▽

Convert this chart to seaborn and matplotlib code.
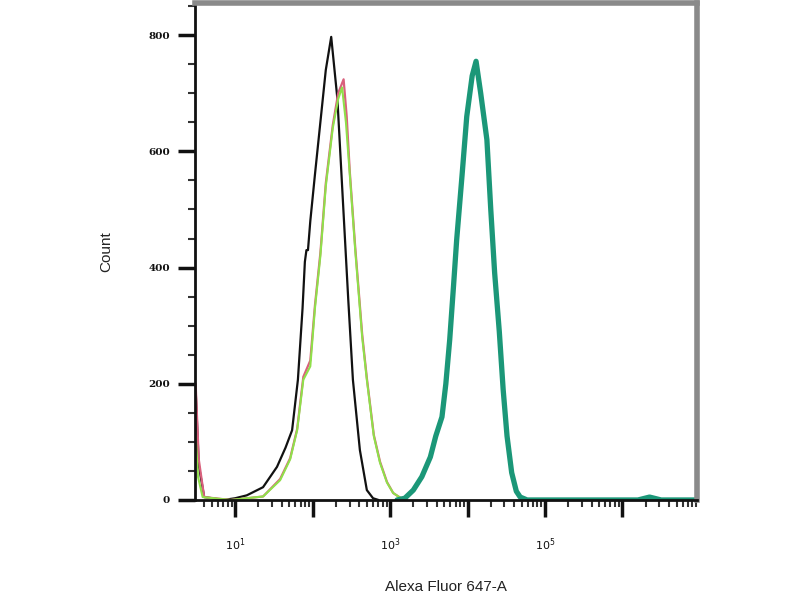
import numpy as np
import pandas as pd
import seaborn as sns
import matplotlib.pyplot as plt
from matplotlib.ticker import FixedLocator, NullFormatter

# Histogram curves: log10(intensity) and count
black_log = [0.49, 0.53, 0.60, 0.85, 1.00, 1.15, 1.36, 1.54, 1.65, 1.735, 1.81, 1.87, 1.90, 1.92,
             1.94, 1.97, 2.03, 2.10, 2.17, 2.24, 2.32, 2.39, 2.46, 2.52, 2.61, 2.70, 2.78, 2.85]
black_count = [190, 60, 5, 0, 3, 8, 22, 57, 90, 120, 207, 330, 410, 430,
               430, 480, 560, 650, 740, 797, 690, 517, 345, 207, 86, 17, 3, 0]

pink_log = [0.49, 0.53, 0.60, 0.94, 1.15, 1.36, 1.58, 1.71, 1.80, 1.88, 1.97, 2.03, 2.10, 2.17,
            2.26, 2.33, 2.40, 2.44, 2.48, 2.55, 2.64, 2.70, 2.79, 2.87, 2.96, 3.04, 3.13, 3.22]
pink_count = [200, 70, 5, 0, 3, 6, 36, 72, 122, 212, 240, 335, 425, 545,
              645, 700, 724, 660, 565, 435, 285, 210, 112, 66, 31, 12, 4, 0]

green_log = [0.49, 0.52, 0.58, 0.94, 1.15, 1.36, 1.58, 1.71, 1.80, 1.88, 1.97, 2.03, 2.10, 2.17,
             2.26, 2.33, 2.38, 2.43, 2.48, 2.55, 2.64, 2.70, 2.79, 2.87, 2.96, 3.04, 3.13, 3.22]
green_count = [110, 40, 5, 0, 3, 6, 34, 70, 120, 207, 230, 330, 420, 540,
               640, 690, 710, 650, 560, 430, 280, 207, 110, 64, 30, 12, 4, 0]

teal_log = [3.09, 3.19, 3.30, 3.41, 3.52, 3.59, 3.67, 3.72, 3.77, 3.82, 3.86, 3.93, 3.99, 4.06,
            4.11, 4.17, 4.25, 4.30, 4.35, 4.41, 4.46, 4.51, 4.57, 4.63, 4.68, 4.77, 5.60, 6.20,
            6.35, 6.50, 6.95]
teal_count = [0, 3, 17, 40, 74, 110, 143, 200, 276, 370, 448, 560, 660, 730,
              755, 700, 620, 500, 391, 290, 190, 110, 47, 15, 5, 0, 0, 0,
              5, 0, 0]

series = [
    ("black", black_log, black_count, "#111111", 1.6),
    ("pink", pink_log, pink_count, "#d9607c", 1.6),
    ("green", green_log, green_count, "#8fe04a", 1.5),
    ("teal", teal_log, teal_count, "#1b9778", 3.8),
]

sns.set_theme(style="white")
fig = plt.figure(figsize=(8, 6), dpi=100)
ax = fig.add_axes([0.244, 0.1667, 0.627, 0.828])

for name, lg, cnt, col, lw in series:
    df = pd.DataFrame({"x": np.power(10.0, lg), "count": cnt})
    sns.lineplot(data=df, x="x", y="count", color=col, linewidth=lw, ax=ax,
                 sort=False, estimator=None)

ax.set_xscale("log")
ax.set_xlim(10 ** 0.484, 10 ** 6.96)
ax.set_ylim(0, 855)

# x ticks: decades with labels on 10^1, 10^3, 10^5
majors = [10.0 ** k for k in range(1, 7)]
minors = [m * 10.0 ** k for k in range(0, 7) for m in range(2, 10)]
ax.xaxis.set_major_locator(FixedLocator(majors))
ax.xaxis.set_minor_locator(FixedLocator(minors))
ax.xaxis.set_minor_formatter(NullFormatter())
ax.set_xticklabels([r"$10^1$", "", r"$10^3$", "", r"$10^5$", ""])

ax.set_yticks([0, 200, 400, 600, 800])
ax.set_yticks(np.arange(50, 851, 50), minor=True)
ax.set_yticklabels(["0", "200", "400", "600", "800"])

ax.tick_params(axis="x", which="major", direction="out", length=12, width=2.5,
               pad=14, labelsize=8, colors="#111111", bottom=True)
ax.tick_params(axis="x", which="minor", direction="out", length=5, width=1.5,
               bottom=True, colors="#333333")
ax.tick_params(axis="y", which="major", direction="out", length=12, width=2.5,
               pad=6, labelsize=7.5, left=True, colors="#111111")
ax.tick_params(axis="y", which="minor", direction="out", length=5, width=1.5,
               left=True, colors="#333333")
for lab in ax.get_yticklabels():
    lab.set_family("DejaVu Serif")
    lab.set_fontweight("bold")

for side in ["left", "bottom"]:
    ax.spines[side].set_color("#111111")
    ax.spines[side].set_linewidth(2)
for side in ["top", "right"]:
    ax.spines[side].set_color("#8a8a8a")
    ax.spines[side].set_linewidth(4)

ax.set_xlabel("Alexa Fluor 647-A", fontsize=11, family="Liberation Sans",
              color="#222222", labelpad=20)
ax.set_ylabel("Count", fontsize=11, family="Liberation Sans",
              color="#222222", labelpad=25)

fig.savefig("out.png", dpi=100)
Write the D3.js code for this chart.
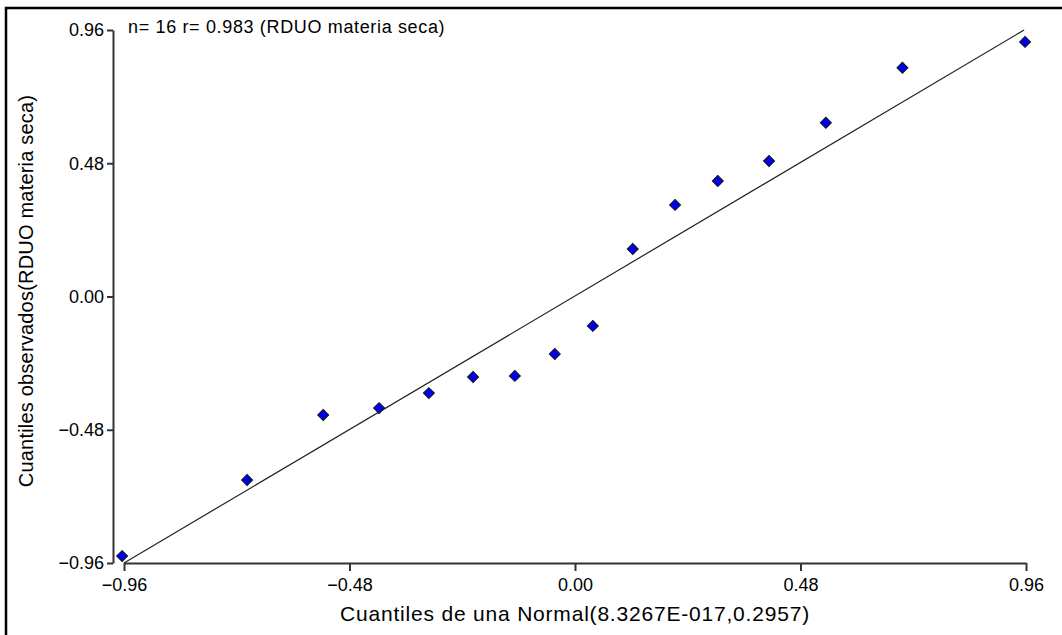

△

» **WRITTEN INSTRUCTION**: Everything from the first line of the entries through the line that contains "from matplotlib.ticker import" is to be reproduced exactly, except the pictures.

» **OUTPUT OF THE EXERCISE**:
Convert this chart to seaborn and matplotlib code.
import numpy as np
import pandas as pd
import seaborn as sns
import matplotlib.pyplot as plt
from matplotlib.ticker import FixedLocator, NullFormatter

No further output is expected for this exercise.